The conventions draw haunted house operators, film and television actors and makeup artists, industry representatives and others who enjoy fright, in one way or another. The Meyerses meet a lot of interesting, friendly, and non-judgmental people at the conventions, she said.
Among the better-known participants are Michael Bailey Smith, who starred in “The Hills Have Eyes,” actor Irwin Keyes and Chad Savage, perhaps one of the best-known genre artists in the business. Meyers has several of his richly colored “dark” paintings hanging in the Sinister Room.
Meyers said the conventions are good sources of information and instruction. There, they can get or give tips not only how to apply makeups or construct props, but what on works best to create the mood or the makeup in a lasting way.
“They’ll show you how to put things together, how to make things work,” she said.
Their sharing attitude goes beyond commerce: “If you have a problem, here’s my number. Call me,” she said, paraphrasing some of the people she’d met.
The hauntings go deeper than sights and sceneries. Haunters also utilize sound, scents and other sensory items to enrich the experience for their families and for the public.
Meyers is especially adept at make-up, using pure pigment, latex and occasionally accessories — like a rat gnawing on a cheek — to create characters. When they ran the haunted house, she managed to make up 30 helpers in 45 minutes every night.
One of her favorite make-ups involves turning a common circus clown into a frighteningly evil visage.
“I have a spot in my heart for clowns,” she said, “and the more evil and sinister and wicked they are, the more I love them.”
The Sinister Room and all that is in it attracts the Meyers’s children, Taryn and Joey, and their friends, and Meyers occasionally needs to lock the door when she leaves.
Joey helps paint the props and contributes to the creative side, she said, while Taryn, the actress of the family, helps carve tombstones and build other props.
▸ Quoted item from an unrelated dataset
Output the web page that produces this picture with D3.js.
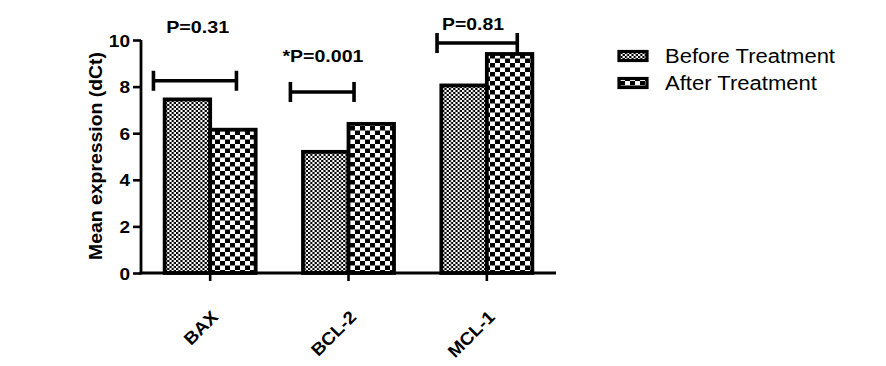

There are always more to be built, as Meyers thinks of other ways to haunt.
She has boxes of spiders and skulls that have yet to be opened, plus other items that she’s purchased at after-Halloween sales. She and Jody have taken classes to rig the skulls with electricity and LED lights to get better effect from them. She has built a bookcase with randomly sloping shelves that looks right at home in the Sinister Room. The rest of the decor carries out the mood, with a spider web-patterned sheer tablecloth and spider webs that she blew in herself, using a hot glue gun and an air compressor.
Around the room, sitting or standing on tables or in chairs, she’s placed a variety of over-sized character dolls. There’s Raoul and Hector and Harvey, the Gutless Wonder, whose innards, predictably, are extruding into his hands.
The dolls may be the ultimate evidence of her fascination with haunting.
“They say you’re definitely a haunt-aholic when you name your props,” Meyers said.